Não acho que esteja a acontecer por acidente ou por acaso. Acho que está a acontecer como resultado de muitas outras coisas que estão a acontecer. Uma delas poderia ser o apoio oficial para garantir que somos incluídas nos fundos e nas bolsas, por exemplo. Porque isso significa que podemos finalmente compreender que, se não fôssemos incluídas, não era porque não tínhamos capacidade, mas por causa da disfuncionalidade social, que é uma realidade que também existe em muitas outras áreas, mas que também operou em força no cinema. Logo, para tentar corrigir essa disfuncionalidade, essas medidas eram necessárias, e eu acho que o que está a acontecer é evidência dos resultados a médio e longo prazo que estes tipos de medidas têm. Outro impulsionador são os laboratórios, laboratórios de desenvolvimento que se tornaram como uma ponte entre os estudos académicos e o primeiro trabalho, e que eu acho que permitem e encorajam os estudantes a dar esse primeiro grande passo. Porque é o passo mais difícil de todos, não? Terminar os estudos e acreditar que tens a capacidade para ser alguém ou...

Fazer alguma coisa.

Fazer alguma coisa, que tens a capacidade para fazer alguma coisa, ou alcançar alguma coisa. Também são imensas as profissionais mulheres que têm aparecido nas áreas mais técnicas, que são áreas onde os homens têm sido os principais protagonistas até agora, e essas mulheres estão a fazer com que todo o ecossistema mude. Quantas mais mulheres realizadoras tiverem existido, mais mulheres sentem que há a possibilidade de se reconhecerem nelas. E essa ausência até agora é uma das principais razões – porque quando se está a estudar cinema, não se consegue encontrar mulheres, é procurar a única no meio de centenas de realizadores homens, e isso torna muito difícil conseguirmos projetar-nos nesse espelho. Então, acho que quantas mais mulheres cineastas existirem, mais mulheres cineastas vão existir.

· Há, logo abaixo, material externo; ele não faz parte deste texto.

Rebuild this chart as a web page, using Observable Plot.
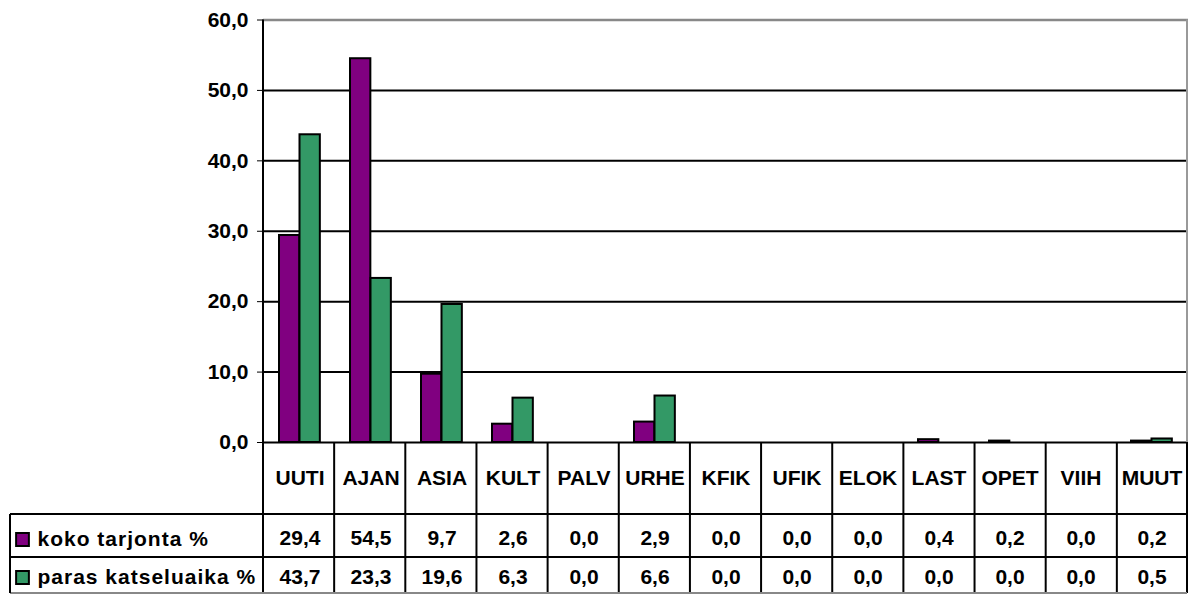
<!DOCTYPE html>
<html>
<head>
<meta charset="utf-8">
<script src="https://cdn.jsdelivr.net/npm/d3@7"></script>
<script src="https://cdn.jsdelivr.net/npm/@observablehq/plot@0.6"></script>
<style>
  html, body { margin: 0; padding: 0; background: #fff; }
  #chart svg { display: block; }
</style>
</head>
<body>
<div id="chart"></div>
<script>
// ---- data ----
const categories = ["UUTI", "AJAN", "ASIA", "KULT", "PALV", "URHE", "KFIK", "UFIK", "ELOK", "LAST", "OPET", "VIIH", "MUUT"];
const kokoTarjonta = [29.4, 54.5, 9.7, 2.6, 0.0, 2.9, 0.0, 0.0, 0.0, 0.4, 0.2, 0.0, 0.2];
const parasKatseluaika = [43.7, 23.3, 19.6, 6.3, 0.0, 6.6, 0.0, 0.0, 0.0, 0.0, 0.0, 0.0, 0.5];
const seriesNames = ["koko tarjonta %", "paras katseluaika %"];
const yTicks = [0, 10, 20, 30, 40, 50, 60];

// ---- styles ----
const PURPLE = "#800080";
const GREEN = "#339966";
const fmt = v => v.toFixed(1).replace(".", ",");

const kokoRows = categories.map((c, i) => ({category: c, value: kokoTarjonta[i]}));
const parasRows = categories.map((c, i) => ({category: c, value: parasKatseluaika[i]}));

const W = 1190, H = 594;
const mL = 263, mR = 2, mT = 19.5, mB = 152;
const step = (W - mL - mR) / categories.length;
const FS = 21;
const textOpts = {fill: "#000", fontSize: FS, fontWeight: "bold", lineAnchor: "middle"};

const plot = Plot.plot({
  width: W,
  height: H,
  marginLeft: mL,
  marginRight: mR,
  marginTop: mT,
  marginBottom: mB,
  style: {fontFamily: "'Liberation Sans', Arial, sans-serif", fontSize: FS + "px", fontWeight: "bold", color: "#000", background: "#fff"},
  x: {domain: categories, padding: 0, axis: null},
  y: {domain: [0, 60], ticks: yTicks, tickFormat: fmt, tickSize: 6, tickPadding: 9, label: null},
  marks: [
    Plot.ruleY(yTicks.filter(t => t > 0 && t < 60), {stroke: "#000", strokeWidth: 2}),
    Plot.ruleY([60], {stroke: "#888", strokeWidth: 2.5}),
    Plot.barY(kokoRows.filter(d => d.value > 0), {x: "category", y: "value", fill: PURPLE, stroke: "#000", strokeWidth: 2, insetLeft: 15, insetRight: step - 35.5}),
    Plot.barY(parasRows.filter(d => d.value > 0), {x: "category", y: "value", fill: GREEN, stroke: "#000", strokeWidth: 2, insetLeft: 35.5, insetRight: step - 56}),
    Plot.ruleY([0], {stroke: "#000", strokeWidth: 2}),
    // table texts
    Plot.text(categories, {x: d => d, frameAnchor: "bottom", dy: 36, ...textOpts}),
    Plot.text(kokoRows, {x: "category", text: d => fmt(d.value), frameAnchor: "bottom", dy: 96, ...textOpts}),
    Plot.text(parasRows, {x: "category", text: d => fmt(d.value), frameAnchor: "bottom", dy: 134.5, ...textOpts}),
    // legend column
    Plot.text([seriesNames[0]], {frameAnchor: "bottom-left", dx: 37 - mL, dy: 97, textAnchor: "start", ...textOpts}),
    Plot.text([seriesNames[1]], {frameAnchor: "bottom-left", dx: 37 - mL, dy: 135, textAnchor: "start", ...textOpts}),
    Plot.dot([seriesNames[0]], {frameAnchor: "bottom-left", dx: 22 - mL, dy: 97, symbol: "square", r: 7.2, fill: PURPLE, stroke: "#000", strokeWidth: 2}),
    Plot.dot([seriesNames[1]], {frameAnchor: "bottom-left", dx: 22 - mL, dy: 135, symbol: "square", r: 7.2, fill: GREEN, stroke: "#000", strokeWidth: 2})
  ]
});

document.getElementById("chart").appendChild(plot);

// letter spacing for legend labels
d3.select(plot).selectAll("text")
  .filter(function() { return seriesNames.includes(this.textContent); })
  .attr("letter-spacing", "1px");

// table / axis lines
const y0 = H - mB;
const yTop = mT;
const xRight = W - mR;
const g = d3.select(plot).append("g").attr("stroke-width", 2).attr("fill", "none");
const line = (x1, y1, x2, y2, stroke) => g.append("line").attr("x1", x1).attr("y1", y1).attr("x2", x2).attr("y2", y2).attr("stroke", stroke || "#000");
// y-axis line
line(mL, yTop, mL, y0);
// gray right border of plot area
line(xRight - 1, yTop, xRight - 1, y0, "#999");
// vertical table lines
for (let i = 0; i <= categories.length; i++) {
  const x = Math.min(mL + i * step, xRight - 1);
  line(x, y0, x, H - 1);
}
// horizontal table lines
line(10, y0 + 72, xRight - 1, y0 + 72);
line(10, y0 + 115, xRight - 1, y0 + 115);
line(10, H - 1, xRight - 1, H - 1, "#888");
line(10, y0 + 72, 10, H - 1);
</script>
</body>
</html>
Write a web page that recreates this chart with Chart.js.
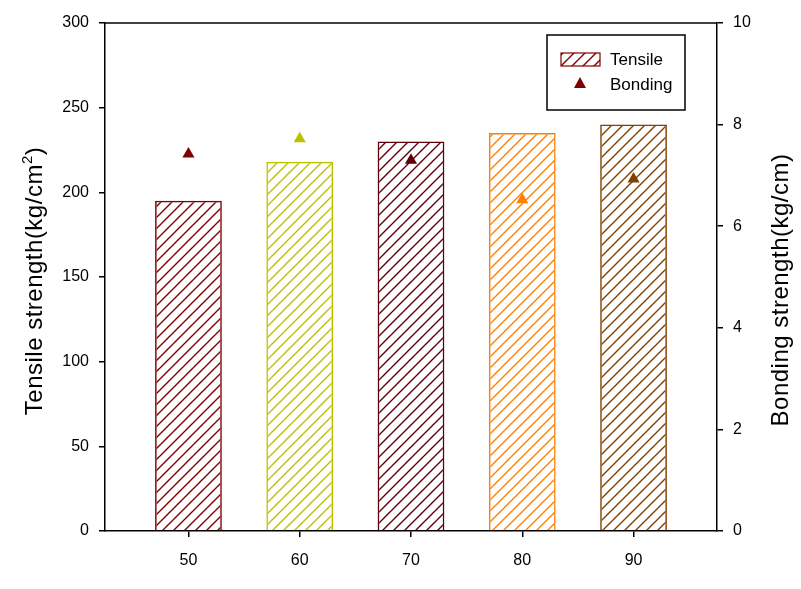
<!DOCTYPE html>
<html>
<head>
<meta charset="utf-8">
<script src="https://cdn.jsdelivr.net/npm/chart.js@4/dist/chart.umd.min.js"></script>
<style>
  html, body { margin: 0; padding: 0; background: #fff; }
  #wrap { width: 801px; height: 589px; }
</style>
</head>
<body>
<div id="wrap"><canvas id="chart" width="801" height="589"></canvas></div>
<script>
// data
var categories = [50, 60, 70, 80, 90];
var tensile = [195, 218, 230, 235, 240];           // kg/cm2, left axis
var bonding = [7.42, 7.72, 7.30, 6.52, 6.93];      // kg/cm, right axis
var barColors = ['#800000', '#BDC000', '#5E0008', '#FF8000', '#804000'];
var leftTicks = [0, 50, 100, 150, 200, 250, 300];
var rightTicks = [0, 2, 4, 6, 8, 10];

var FONT = "'Liberation Sans', Arial, sans-serif";

// diagonal "/" hatch used for the bars
function hatch(color) {
    var s = 11;
    var c = document.createElement('canvas');
    c.width = s; c.height = s;
    var g = c.getContext('2d');
    g.strokeStyle = color;
    g.lineWidth = 1.4;
    g.beginPath();
    g.moveTo(-1, s + 1); g.lineTo(s + 1, -1);
    g.moveTo(-1, 1); g.lineTo(1, -1);
    g.moveTo(s - 1, s + 1); g.lineTo(s + 1, s - 1);
    g.stroke();
    return document.getElementById('chart').getContext('2d').createPattern(c, 'repeat');
}

var barData = categories.map(function (c, i) { return {x: c, y: tensile[i]}; });
var pointData = categories.map(function (c, i) { return {x: c, y: bonding[i]}; });

// both axis titles read bottom-to-top, so draw them here
function drawTitle(ctx, x, y, parts) {
    ctx.save();
    ctx.translate(x, y);
    ctx.rotate(-Math.PI / 2);
    ctx.textBaseline = 'alphabetic';
    ctx.textAlign = 'left';
    ctx.letterSpacing = '0.5px';
    var total = 0;
    parts.forEach(function (p) {
        ctx.font = p.size + 'px ' + FONT;
        p.w = ctx.measureText(p.text).width;
        total += p.w;
    });
    var cx = -total / 2;
    parts.forEach(function (p) {
        ctx.font = p.size + 'px ' + FONT;
        ctx.fillText(p.text, cx, p.rise || 0);
        cx += p.w;
    });
    ctx.restore();
}

// frame on top, axis titles and the legend box in the upper right
var framePlugin = {
    id: 'frame',
    afterDraw: function (chart) {
        var ctx = chart.ctx, a = chart.chartArea;
        ctx.save();
        ctx.strokeStyle = '#000';
        ctx.lineWidth = 1.5;
        ctx.beginPath();
        ctx.moveTo(a.left, a.top);
        ctx.lineTo(a.right, a.top);
        ctx.stroke();

        ctx.fillStyle = '#000';
        drawTitle(ctx, 42, 281, [
            {text: 'Tensile strength(kg/cm', size: 24},
            {text: '2', size: 15, rise: -10},
            {text: ')', size: 24}
        ]);
        drawTitle(ctx, 788, 290, [{text: 'Bonding strength(kg/cm)', size: 24}]);

        // legend
        ctx.lineWidth = 1.5;
        ctx.strokeRect(547, 35, 138, 75);
        ctx.fillStyle = hatch(barColors[0]);
        ctx.fillRect(561, 53, 39, 13);
        ctx.strokeStyle = barColors[0];
        ctx.lineWidth = 1.2;
        ctx.strokeRect(561, 53, 39, 13);
        ctx.fillStyle = barColors[0];
        ctx.beginPath();
        ctx.moveTo(580, 77); ctx.lineTo(586, 88); ctx.lineTo(574, 88);
        ctx.closePath(); ctx.fill();
        ctx.fillStyle = '#000';
        ctx.font = '17px ' + FONT;
        ctx.textBaseline = 'middle';
        ctx.fillText(chart.data.datasets[0].label, 610, 60);
        ctx.fillText(chart.data.datasets[1].label, 610, 85);
        ctx.restore();
    }
};

new Chart(document.getElementById('chart'), {
    data: {
        datasets: [{
            type: 'bar',
            label: 'Tensile',
            data: barData,
            backgroundColor: barColors.map(hatch),
            borderColor: barColors,
            borderWidth: 1.5,
            categoryPercentage: 1,
            barPercentage: 0.6,
            yAxisID: 'y',
            order: 2
        }, {
            type: 'scatter',
            label: 'Bonding',
            data: pointData,
            pointStyle: 'triangle',
            pointRadius: 7,
            backgroundColor: barColors,
            borderColor: barColors,
            borderWidth: 0,
            yAxisID: 'y2',
            order: 1
        }]
    },
    options: {
        responsive: false,
        animation: false,
        layout: {padding: {top: 23, left: 0, right: 0, bottom: 0}},
        plugins: {legend: {display: false}, tooltip: {enabled: false}},
        scales: {
            x: {
                type: 'linear',
                offset: false,
                min: 42.5,
                max: 97.5,
                afterBuildTicks: function (s) { s.ticks = categories.map(function (v) { return {value: v}; }); },
                afterFit: function (s) { s.height = 58; },
                grid: {offset: false, drawOnChartArea: false, tickLength: 6, color: '#000', lineWidth: 1.5},
                border: {display: true, color: '#000', width: 1.5},
                ticks: {color: '#000', font: {family: FONT, size: 16}, padding: 14}
            },
            y: {
                position: 'left',
                min: 0,
                max: 300,
                afterBuildTicks: function (s) { s.ticks = leftTicks.map(function (v) { return {value: v}; }); },
                afterFit: function (s) { s.width = 105; },
                grid: {drawOnChartArea: false, tickLength: 6, color: '#000', lineWidth: 1.5},
                border: {display: true, color: '#000', width: 1.5},
                ticks: {color: '#000', font: {family: FONT, size: 16}, padding: 10}
            },
            y2: {
                position: 'right',
                min: 0,
                max: 10,
                afterBuildTicks: function (s) { s.ticks = rightTicks.map(function (v) { return {value: v}; }); },
                afterFit: function (s) { s.width = 84; },
                grid: {drawOnChartArea: false, tickLength: 6, color: '#000', lineWidth: 1.5},
                border: {display: true, color: '#000', width: 1.5},
                ticks: {color: '#000', font: {family: FONT, size: 16}, padding: 10}
            }
        }
    },
    plugins: [framePlugin]
});
</script>
</body>
</html>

Sentes que conseguiste honrar a memória do Ekai, ou pelo menos o seu apelo à esperança e à mudança?

Eu conversei com os pais dele, e eles sentiram-se muito comovidos e emocionados, porque saber que tudo isto existe – o filme e o debate maior à volta das crianças trans – por causa da tragédia que aconteceu na família deles dá-lhes, por muito pequena que seja, uma certa sensação de que a decisão dele teve algum significado. Duvido que algum filme possa honrar uma perda como esta, ou fazer ‘valer a pena’. Mas os pais do Ekai têm sido muito gentis e generosos comigo nas suas palavras e eu espero… eu espero que sim, que tenha conseguido de alguma maneira honrar a sua memória. Mas, é como eu digo, nunca será algo equivalente, nunca um filme poderá colocar-se no lugar de um filho.